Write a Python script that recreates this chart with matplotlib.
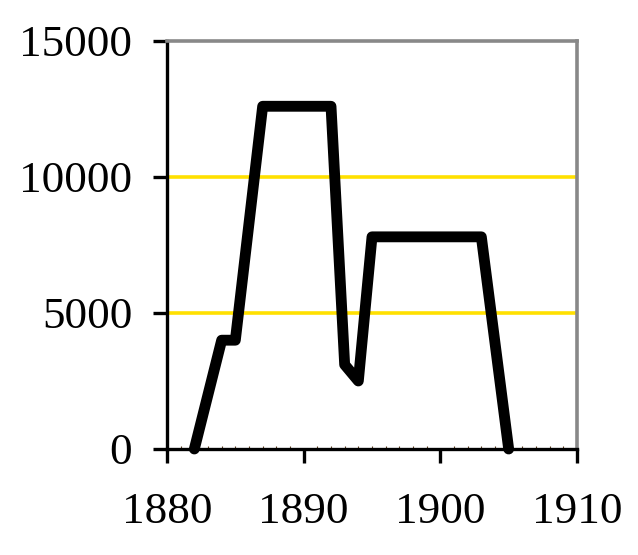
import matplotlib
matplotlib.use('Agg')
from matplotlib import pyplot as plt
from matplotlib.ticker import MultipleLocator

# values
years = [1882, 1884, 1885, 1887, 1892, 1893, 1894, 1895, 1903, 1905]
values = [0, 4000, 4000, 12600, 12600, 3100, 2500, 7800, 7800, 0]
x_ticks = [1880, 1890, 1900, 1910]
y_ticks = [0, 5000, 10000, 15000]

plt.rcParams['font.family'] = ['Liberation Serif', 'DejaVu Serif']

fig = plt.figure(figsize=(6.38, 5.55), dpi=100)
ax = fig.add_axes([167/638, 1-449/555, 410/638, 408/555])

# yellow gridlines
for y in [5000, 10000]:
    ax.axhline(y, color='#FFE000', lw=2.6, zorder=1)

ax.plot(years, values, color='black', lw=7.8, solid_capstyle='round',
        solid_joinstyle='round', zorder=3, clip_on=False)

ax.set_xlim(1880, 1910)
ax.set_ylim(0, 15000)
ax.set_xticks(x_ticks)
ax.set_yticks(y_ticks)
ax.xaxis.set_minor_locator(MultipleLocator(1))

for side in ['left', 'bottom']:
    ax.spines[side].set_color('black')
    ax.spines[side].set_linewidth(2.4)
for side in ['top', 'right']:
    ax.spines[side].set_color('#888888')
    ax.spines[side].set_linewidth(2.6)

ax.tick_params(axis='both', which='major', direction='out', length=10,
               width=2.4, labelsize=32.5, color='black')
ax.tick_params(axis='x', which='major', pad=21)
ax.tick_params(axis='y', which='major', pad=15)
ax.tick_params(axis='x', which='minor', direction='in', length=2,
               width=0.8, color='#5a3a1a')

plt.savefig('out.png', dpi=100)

-.-.-

#### What you should do
Exclude the pictures. Write out the remaining data exactly.

#### Solution to this task
Write a Python script that recreates this chart with matplotlib.
import matplotlib
matplotlib.use('Agg')
from matplotlib import pyplot as plt
from matplotlib.ticker import MultipleLocator

# values
years = [1882, 1884, 1885, 1887, 1892, 1893, 1894, 1895, 1903, 1905]
values = [0, 4000, 4000, 12600, 12600, 3100, 2500, 7800, 7800, 0]
x_ticks = [1880, 1890, 1900, 1910]
y_ticks = [0, 5000, 10000, 15000]

plt.rcParams['font.family'] = ['Liberation Serif', 'DejaVu Serif']

fig = plt.figure(figsize=(6.38, 5.55), dpi=100)
ax = fig.add_axes([167/638, 1-449/555, 410/638, 408/555])

# yellow gridlines
for y in [5000, 10000]:
    ax.axhline(y, color='#FFE000', lw=2.6, zorder=1)

ax.plot(years, values, color='black', lw=7.8, solid_capstyle='round',
        solid_joinstyle='round', zorder=3, clip_on=False)

ax.set_xlim(1880, 1910)
ax.set_ylim(0, 15000)
ax.set_xticks(x_ticks)
ax.set_yticks(y_ticks)
ax.xaxis.set_minor_locator(MultipleLocator(1))

for side in ['left', 'bottom']:
    ax.spines[side].set_color('black')
    ax.spines[side].set_linewidth(2.4)
for side in ['top', 'right']:
    ax.spines[side].set_color('#888888')
    ax.spines[side].set_linewidth(2.6)

ax.tick_params(axis='both', which='major', direction='out', length=10,
               width=2.4, labelsize=32.5, color='black')
ax.tick_params(axis='x', which='major', pad=21)
ax.tick_params(axis='y', which='major', pad=15)
ax.tick_params(axis='x', which='minor', direction='in', length=2,
               width=0.8, color='#5a3a1a')

plt.savefig('out.png', dpi=100)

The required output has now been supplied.